On parle beaucoup aujourd’hui de l’« intégration ». Le mot s’impose dans les discours, souvent à sens unique : celui qui arrive doit se plier aux règles, se conformer, s’adapter. Et pourtant, l’intégration ne peut exister que si elle repose sur deux piliers indissociables : l’effort d’adaptation et l’art d’accueillir.
Or, dans notre époque troublée, qui rappelle parfois les crispations des années 30, le débat s’enlise. D’un côté, celui qui arrive veut garder une part de sa manière de vivre, ce qui est humain. De l’autre, celui qui reçoit se replie, sur la défensive, craignant que son quotidien soit bousculé. Ce double mouvement engendre tensions, incompréhensions, et finit trop souvent par un rejet mutuel.

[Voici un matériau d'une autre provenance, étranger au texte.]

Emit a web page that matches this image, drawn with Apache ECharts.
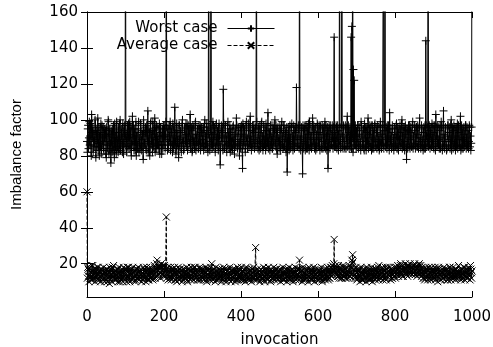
<!DOCTYPE html>
<html>
<head>
<meta charset="utf-8">
<script src="https://cdn.jsdelivr.net/npm/echarts@6/dist/echarts.min.js"></script>
<style>
  html, body { margin: 0; padding: 0; background: #fff; }
  #chart { width: 493px; height: 347px; }
</style>
</head>
<body>
<div id="chart"></div>
<script>
// values: even invocations (0, 2, ... 1000) and odd ones (1, 3, ... 999)
const worstCase = [
  88,95,84,99,91,86,103,90,82,94,89,97,85,92,101,87,80,93,98,84,90,96,83,88,94,
  79,91,86,99,84,92,76,88,95,83,90,98,85,81,93,89,96,84,100,87,91,82,94,88,97,
  250,89,93,85,98,90,84,96,87,102,91,83,95,88,80,93,86,99,90,84,97,89,92,78,94,
  87,96,83,91,105,88,93,85,99,90,82,94,87,101,89,84,96,91,86,98,88,93,81,95,90,
  86,97,92,250,89,95,84,91,99,87,93,82,96,90,107,88,85,94,91,79,97,89,93,86,100,
  90,84,95,88,92,98,85,91,87,103,89,94,83,96,90,86,99,92,88,95,84,91,97,87,93,
  89,96,85,100,91,87,94,82,250,90,88,250,93,86,97,89,92,84,98,90,87,95,91,75,93,
  88,94,117,90,85,97,91,86,99,93,88,82,95,90,84,97,89,92,86,101,91,87,94,80,96,
  89,92,73,96,87,91,84,99,90,86,94,88,102,91,85,97,89,93,87,95,250,90,84,96,88,
  93,87,99,91,85,96,89,83,94,90,104,88,92,86,97,91,84,95,89,100,87,93,81,96,90,
  88,94,86,99,91,85,97,89,93,84,71,92,96,88,90,85,98,91,87,94,89,93,118,90,86,
  95,250,89,91,87,70,94,88,97,90,84,96,92,86,99,89,93,85,101,90,87,95,83,92,98,
  89,93,86,97,90,84,95,88,92,99,87,91,85,73,94,89,97,86,92,90,88,146,93,85,96,
  90,87,94,250,89,92,250,91,97,88,84,95,90,102,87,93,89,92,146,152,250,128,122,91,86,
  94,89,97,85,92,88,99,91,86,95,83,90,96,88,93,101,87,92,85,97,90,84,94,89,98,
  88,93,86,96,91,84,99,89,92,87,250,94,250,90,86,97,91,88,104,89,93,85,95,90,87,
  92,86,98,90,84,95,89,93,87,100,91,85,96,88,92,78,94,90,86,97,89,93,85,99,91,
  87,94,90,96,85,92,88,101,90,86,95,89,93,84,97,144,91,88,250,94,86,92,89,98,90,
  85,93,88,103,91,87,96,89,94,84,99,90,86,105,92,88,95,83,91,97,89,93,86,100,90,
  88,94,87,96,91,85,98,89,93,86,102,90,84,95,89,92,87,97,90,85,94,88,96,91,87,
  250
]
const worstCaseOdd = [
  82,97,90,86,98,80,93,96,88,85,100,79,94,87,83,96,91,85,81,97,86,84,95,92,81,
  96,84,100,81,95,87,94,82,86,97,79,88,93,99,85,82,90,98,83,95,86,98,81,92,85,
  91,82,97,90,84,99,92,80,95,86,97,88,83,99,91,84,95,82,87,98,83,94,85,100,86,
  93,84,97,88,82,95,80,98,86,94,99,85,92,82,96,97,86,84,95,81,96,86,91,84,97,
  91,84,99,96,83,86,97,88,83,95,86,98,84,86,93,81,98,87,84,97,85,94,82,98,87,
  83,96,87,98,85,83,97,88,95,84,96,82,97,86,84,98,83,87,95,84,97,86,83,96,85,
  94,83,98,86,84,98,85,92,96,83,95,86,84,99,85,96,82,97,86,94,83,98,86,84,97,
  96,83,98,84,97,86,82,95,87,84,97,93,85,83,96,86,81,95,85,97,84,96,86,88,84,
  97,84,98,86,95,82,97,88,84,98,85,96,86,83,94,85,97,84,96,85,99,87,95,83,97,
  84,98,85,83,97,86,94,98,85,87,84,95,83,97,86,84,97,86,94,85,97,84,95,88,84,
  97,83,95,86,84,97,85,94,82,96,88,85,83,97,84,96,86,83,97,84,96,85,96,85,97,
  84,97,83,96,85,97,84,95,83,97,86,84,98,83,97,85,84,96,86,97,84,96,86,84,97,
  85,97,83,96,85,97,84,96,85,84,97,83,96,85,97,84,95,86,97,84,96,85,86,97,84,
  97,83,86,96,84,97,85,84,96,85,97,84,96,85,97,84,96,85,84,90,82,88,86,97,84,
  85,97,84,96,86,83,97,85,94,84,98,85,83,96,86,84,97,85,96,83,97,86,84,97,85,
  96,84,97,85,83,96,86,84,97,86,84,97,85,96,84,86,97,83,95,86,84,97,85,83,96,
  85,97,84,96,83,86,97,85,98,84,96,86,83,97,85,95,84,97,85,84,96,85,97,84,86,
  97,84,96,85,97,84,96,86,84,97,85,83,96,86,84,97,85,96,85,97,84,96,85,86,97,
  84,97,83,96,85,97,86,84,97,85,96,83,97,85,84,96,86,84,97,85,96,84,97,83,96,
  84,97,85,83,96,86,84,97,85,96,83,97,86,84,96,85,97,84,96,86,84,97,85,83,96
]

const averageCase = [
  60,18,13,16,12,15,19,11,14,17,13,15,12,18,14,16,11,15,13,17,12,16,14,10,15,
  13,17,12,15,9,14,16,12,18,13,15,11,16,14,12,17,13,15,10,14,16,12,15,13,17,
  14,12,16,13,18,11,15,14,17,12,15,13,16,11,14,17,12,15,13,16,14,10,15,13,17,
  12,15,13,16,11,14,17,12,15,13,16,12,14,18,13,17,22,16,18,14,19,15,18,16,17,
  15,18,16,46,17,14,16,13,15,12,16,14,17,13,15,11,14,16,12,15,13,17,14,12,16,
  13,15,12,16,14,11,15,17,13,14,12,16,13,15,18,14,12,16,13,15,11,14,17,13,15,
  12,16,14,13,15,11,17,14,12,15,13,16,20,14,12,15,13,16,11,14,15,12,17,13,14,
  16,12,15,13,17,11,14,16,12,15,13,14,10,16,13,15,12,17,14,11,15,13,16,12,14,
  15,12,16,13,11,15,14,17,12,15,13,16,11,14,17,13,15,12,16,29,14,12,15,13,16,
  13,15,12,16,14,11,15,13,17,12,14,16,13,15,11,14,16,12,15,13,17,14,12,15,13,
  16,12,14,13,15,11,16,14,12,15,13,17,14,12,16,13,15,11,14,16,13,15,12,14,17,
  13,22,15,12,16,14,11,15,13,16,12,14,17,13,15,12,16,14,11,15,13,16,12,14,15,
  13,16,12,15,14,11,16,13,15,12,14,17,13,15,12,16,14,18,15,17,16,33.5,18,15,17,
  14,16,13,17,15,12,16,14,18,13,15,17,12,16,14,17,15,13,18,22,25,17,14,16,13,
  15,12,16,14,17,13,15,11,14,16,13,15,12,17,14,16,13,15,11,14,16,12,15,13,17,
  14,16,13,15,19,14,16,12,15,17,13,16,14,12,15,18,14,16,13,15,17,12,16,14,15,
  13,16,18,15,17,14,16,19,15,17,13,16,18,15,17,14,19,16,18,15,17,16,18,15,17,
  19,16,18,15,17,14,19,16,17,15,18,14,16,12,15,17,13,16,14,18,15,12,16,14,17,
  13,15,18,14,16,12,15,17,14,16,13,15,12,16,14,17,13,15,11,16,14,18,13,15,12,
  16,14,13,15,17,12,16,14,15,13,17,12,15,14,16,18,13,15,12,16,14,17,13,19,15,
  16
]
const averageCaseOdd = [
  12,17,10,18,13,11,16,19,12,15,10,17,13,11,18,12,16,10,17,14,11,18,12,16,11,
  17,10,16,13,18,11,17,10,15,19,12,16,11,17,13,10,18,12,16,11,17,10,18,12,15,
  17,10,18,12,16,10,17,13,11,18,12,16,10,17,12,15,18,11,16,12,17,13,11,18,12,
  16,10,18,12,17,11,15,18,12,17,11,16,19,12,17,20,13,19,14,18,12,20,14,19,13,
  19,13,17,12,18,11,16,12,18,11,17,12,15,18,11,17,10,16,18,11,17,12,16,10,17,
  11,17,15,12,18,10,17,12,16,11,18,12,17,11,15,18,12,17,11,16,12,18,11,17,12,
  17,11,16,12,18,10,16,12,17,11,18,12,16,11,17,12,10,18,13,16,11,17,12,16,10,
  17,11,18,12,15,10,17,12,16,11,18,12,16,11,17,12,15,10,16,12,18,11,17,13,11,
  18,11,16,12,17,10,18,12,15,11,17,12,16,10,17,12,18,11,16,13,11,17,12,16,10,
  17,11,16,12,18,10,17,12,15,11,18,12,16,10,17,12,15,18,11,16,12,17,11,16,12,
  17,10,16,12,18,11,15,12,17,10,16,12,18,11,16,12,17,10,15,12,18,11,16,12,17,
  11,17,12,16,10,18,12,15,11,17,12,16,10,18,12,17,11,16,12,18,10,17,12,15,11,
  17,11,16,12,18,10,16,12,17,11,15,12,18,11,17,12,18,13,19,14,20,16,19,14,18,
  13,19,12,18,14,17,12,19,13,17,12,18,14,16,12,19,13,17,14,20,21,13,17,12,18,
  11,17,12,16,10,18,12,15,11,17,12,16,10,18,12,17,11,16,12,18,10,17,12,15,11,
  17,12,18,11,16,12,17,13,18,11,16,12,18,11,17,12,16,13,18,11,17,12,16,13,18,
  12,17,14,19,13,18,15,20,14,19,13,17,15,20,14,18,13,19,14,20,15,18,14,19,15,
  20,14,19,13,18,15,20,14,19,13,17,12,16,11,18,12,17,11,16,12,17,11,18,12,16,
  12,16,11,17,13,10,18,12,16,11,15,17,12,18,11,16,13,17,11,15,12,18,11,16,13,
  18,12,16,11,17,13,15,19,12,16,11,17,14,12,18,11,16,13,17,12,18,14,11,17,12
]

const xTicks = [0, 200, 400, 600, 800, 1000]
const yTicks = [20, 40, 60, 80, 100, 120, 140, 160]

const wide = 'DejaVu Sans, sans-serif'
const narrow = 'Liberation Sans, Arial, sans-serif'
const plus = 'path://M5,0L5,10M0,5L10,5'
const cross = 'path://M0,0L10,10M10,0L0,10'

// zip even and odd invocations back into one [invocation, value] list
function toPairs(even, odd) {
  const out = []
  even.forEach((v, i) => {
    out.push([2 * i, v])
    if (i < odd.length) out.push([2 * i + 1, odd[i]])
  })
  return out
}

const xBase = {
  type: 'value', min: 0, max: 1000, interval: 200,
  axisLine: { lineStyle: { color: '#000', width: 1 } },
  axisTick: { inside: true, length: 6, customValues: xTicks, lineStyle: { color: '#000' } },
  splitLine: { show: false }
}
const yBase = {
  type: 'value', min: 1.5, max: 160,
  axisLine: { show: true, lineStyle: { color: '#000', width: 1 } },
  axisTick: { inside: true, length: 6, customValues: yTicks, lineStyle: { color: '#000' } },
  splitLine: { show: false }
}

const chart = echarts.init(document.getElementById('chart'))
chart.setOption({
  animation: false,
  backgroundColor: '#fff',
  textStyle: { fontFamily: wide, color: '#000' },
  grid: { left: 87, right: 21, top: 12, bottom: 50, show: false, containLabel: false, outerBoundsMode: 'none' },
  legend: {
    orient: 'vertical',
    align: 'right',
    right: 218,
    top: 20,
    padding: 0,
    itemWidth: 47,
    itemHeight: 8,
    itemGap: 0,
    lineStyle: { width: 1 },
    textStyle: { fontFamily: wide, fontSize: 15, lineHeight: 17, color: '#000', padding: [0, 5, 0, 0] },
    data: ['Worst case', 'Average case']
  },
  xAxis: [
    Object.assign({}, xBase, {
      position: 'bottom',
      name: 'invocation', nameLocation: 'middle', nameGap: 36,
      nameTextStyle: { fontFamily: wide, fontSize: 15, color: '#000' },
      axisLabel: { fontFamily: wide, fontSize: 15, color: '#000', margin: 13, customValues: xTicks, formatter: v => String(v) }
    }),
    Object.assign({}, xBase, { position: 'top', axisLabel: { show: false } })
  ],
  yAxis: [
    Object.assign({}, yBase, {
      position: 'left',
      name: 'Imbalance factor', nameLocation: 'middle', nameGap: 63,
      nameTextStyle: { fontFamily: narrow, fontSize: 15, color: '#000' },
      axisLabel: { fontFamily: wide, fontSize: 15, color: '#000', margin: 9, customValues: yTicks }
    }),
    Object.assign({}, yBase, { position: 'right', axisLabel: { show: false } })
  ],
  series: [
    {
      name: 'Worst case',
      type: 'line',
      data: toPairs(worstCase, worstCaseOdd),
      color: '#000',
      showAllSymbol: true,
      symbol: plus,
      symbolSize: 8,
      itemStyle: { color: '#000', borderColor: '#000', borderWidth: 1 },
      lineStyle: { color: '#000', width: 1 },
      clip: true
    },
    {
      name: 'Average case',
      type: 'line',
      data: toPairs(averageCase, averageCaseOdd),
      color: '#000',
      showAllSymbol: true,
      symbol: cross,
      symbolSize: 7,
      itemStyle: { color: '#000', borderColor: '#000', borderWidth: 1 },
      lineStyle: { color: '#000', width: 1, type: 'dashed' },
      clip: true
    }
  ]
})
</script>
</body>
</html>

Il est vrai que l’on exige beaucoup de celui qui frappe à la porte. On lui demande de se conformer sans que soient discutées les conditions d’accueil, comme si elles allaient de soi. Or, l’accueil est une responsabilité qui engage celui qui reçoit. Il ne s’agit pas de renoncer à soi, mais d’ouvrir un espace commun où chacun puisse trouver sa place sans s’effacer.
Fernand Raynaud l’avait bien résumé dans son sketch du boulanger : à force de dire « je ne veux pas de ceci, je ne veux pas de cela », on se retrouve seul… et sans pain. La métaphore reste puissante : une société qui refuse systématiquement l’autre finit par se priver de richesse, de vitalité, de pain au sens le plus concret.
Nous devons nous rappeller que la question sociale ne se limite pas à la redistribution, mais s’étend aux liens humains, aux solidarités vivantes. Dans nos campagnes, l’accueil n’a jamais été un luxe : il a longtemps été une condition de survie. Le voisin était celui qui pouvait prêter la main lors des moissons, partager ses outils, offrir une miche en attendant des jours meilleurs.
Aujourd’hui, face aux fractures et aux crispations, il nous revient de retrouver cet esprit. Accueillir, ce n’est pas renier ses racines, c’est leur donner assez de force pour partager leur sève. S’intégrer, ce n’est pas s’effacer, c’est apprendre à accorder son pas au rythme commun.
C’est dans cet équilibre – entre adaptation et accueil – que se construit une société durable, une communauté humaine qui ne cède ni à la peur ni au rejet, mais qui ose encore croire en la rencontre.